Adhésion de la Suède à l'OTAN : Erdoğan en veut toujours plus
Le président turc Erdoğan a une nouvelle fois remis en question l'adhésion de la Suède à l'OTAN lors d'une rencontre des délégations des deux pays à Ankara, mercredi. Bien que la Suède ait durci ses lois anti-terroristes et que la Cour suprême suédoise ait récemment donné son feu vert à l'extradition d'un partisan du PKK, Erdoğan estime que l'OTAN - et tout particulièrement les Etats-Unis, de l'avis des commentateurs - n'aurait pas répondu aux attentes de son pays.
Une affaire qui se joue entre Washington et Ankara
Svenska Dagbladet évoque des négociations de marchands de tapis :
«Ce n'est plus un secret pour personne, et depuis longtemps. La Turquie conditionne l'adhésion de la Suède à la possibilité pour son pays d'acheter des avions de chasse F-16 américains. ... Joe Biden est favorable à l'accord, mais il rencontre certaines réticences du Congrès quant à la vente de F-16 à la Turquie tant que la Suède n'aura pas obtenu le feu vert pour son adhésion à l'OTAN. Les négociations proprement dites, qui ont tout du marchandage, se poursuivent donc entre Washington et Ankara.
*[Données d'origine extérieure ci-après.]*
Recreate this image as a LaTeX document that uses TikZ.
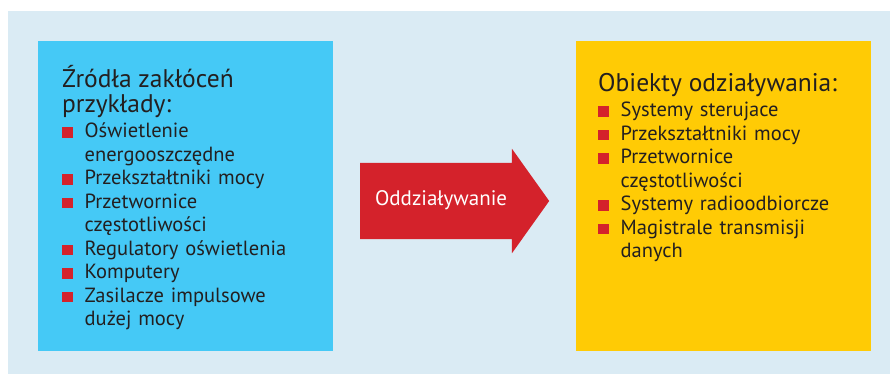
\documentclass[tikz,border=0pt]{standalone}
\usepackage{fontspec}
\setmainfont{PT Sans}
\usetikzlibrary{positioning,shapes.arrows}
\definecolor{panelbg}{HTML}{DAEBF4}
\definecolor{srccyan}{HTML}{45C9F6}
\definecolor{objyellow}{HTML}{FFCB05}
\definecolor{markred}{HTML}{D4222B}
\definecolor{inkgray}{HTML}{231F20}
\newcommand\sqitem[1]{\par\noindent\hangindent=22.5pt\hangafter=1%
  \makebox[22.5pt][l]{\textcolor{markred}{\rule{10.5pt}{10.5pt}}}#1\par}
\newcommand\listhead[1]{{\fontsize{25.5}{25}\selectfont #1\par}\vspace{1.5pt}}

\begin{document}
\begin{tikzpicture}
  [x=1pt,y=-1pt,
   panel/.style={minimum width=295pt,minimum height=310pt,inner sep=0pt,anchor=north west},
   list/.style={text width=268pt,align=left,inner sep=0pt,anchor=base west,
     text=inkgray,font=\fontsize{20.5}{23.5}\selectfont}]

  \useasboundingbox (0,0) rectangle (890,374);
  \fill[panelbg] (8,11) rectangle (890,374);

  \node[panel,fill=srccyan] (src) at (38,41) {};
  \node[panel,fill=objyellow,right=242pt of src] (obj) {};

  \node[single arrow,fill=markred,text=white,font=\fontsize{21}{23}\selectfont,
        text height=13pt,text depth=4pt,inner ysep=29.5pt,inner xsep=0pt,
        minimum height=189pt,single arrow head extend=14pt,single arrow tip angle=109,
        anchor=tail] (act) at (360,201) {Oddziaływanie};

  \node[list] (srclist) at (62,88) {%
    \listhead{Źródła zakłóceń\\przykłady:}%
    \sqitem{Oświetlenie\newline energooszczędne}
    \sqitem{Przekształtniki mocy}
    \sqitem{Przetwornice\newline częstotliwości}
    \sqitem{Regulatory oświetlenia}
    \sqitem{Komputery}
    \sqitem{Zasilacze impulsowe\newline dużej mocy}};

  \node[list] (objlist) at (598,92) {%
    \listhead{Obiekty odziaływania:}%
    \sqitem{Systemy sterujace}
    \sqitem{Przekształtniki mocy}
    \sqitem{Przetwornice\newline częstotliwości}
    \sqitem{Systemy radioodbiorcze}
    \sqitem{Magistrale transmisji\newline danych}};
\end{tikzpicture}
\end{document}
Et l'on peut résumer ainsi la proposition qu'Erdoğan vient de faire à Biden : Je peux faire en sorte que vous ne perdiez pas la face si vous obtenez du Congrès qu'il autorise la vente des avions de chasse.»
Faire sortir Erdoğan de ses retranchements
Dagens Nyheter compare ces tergiversations à une partie de poker :
«Il faut convaincre Erdoğan de sortir ses atouts avant que les Américains ne le fassent - et lui couper l'herbe sous le pied en l'empêchant d'en demander plus. L'enjeu est en effet de taille pour les Américains. Ils savent pertinemment que l'adhésion de la Suède est de nature à changer la donne sur le plan géopolitique. Elle montre que la porte de l'OTAN est effectivement grande ouverte, et que Vladimir Poutine ne peut pas décider des choix des pays européens en matière de sécurité. Sans compter que ce sera pour l'Alliance un gage de sécurité que la Baltique devienne un jour quasiment une mer intérieure. Ce qui permettra à Washington d'honorer ses garanties de sécurité dans la région plus facilement et à moindre frais. Erdoğan ne pourra donc pas jouer les trublions indéfiniment.»
Les Etats-Unis perdent patience
Denník N tient à rappeler qu'outre la Turquie, la Hongrie continue elle aussi à faire barrage à la Suède :
«Ce refus a conduit le président du comité sénatorial américain des Affaires étrangères à bloquer la livraison d'une commande d'armes à Budapest, pourtant déjà entérinée. ... La Turquie et la Hongrie agissent manifestement de concert. Les deux pays ont approuvé l'adhésion de la Finlande en mars, à quatre jours d'intervalle. Pour la Suède, ils campent sur leurs positions. Ankara exige que les manifestations anti-turques cessent en Suède, tandis que Budapest ne voit pas d'un bon œil les critiques de la Suède sur l'Etat de droit. Alors que la Turquie et la Hongrie placent sans vergogne leurs différends bilatéraux respectifs au-dessus du bon fonctionnement de l'Alliance, les Américains commencent à perdre patience.»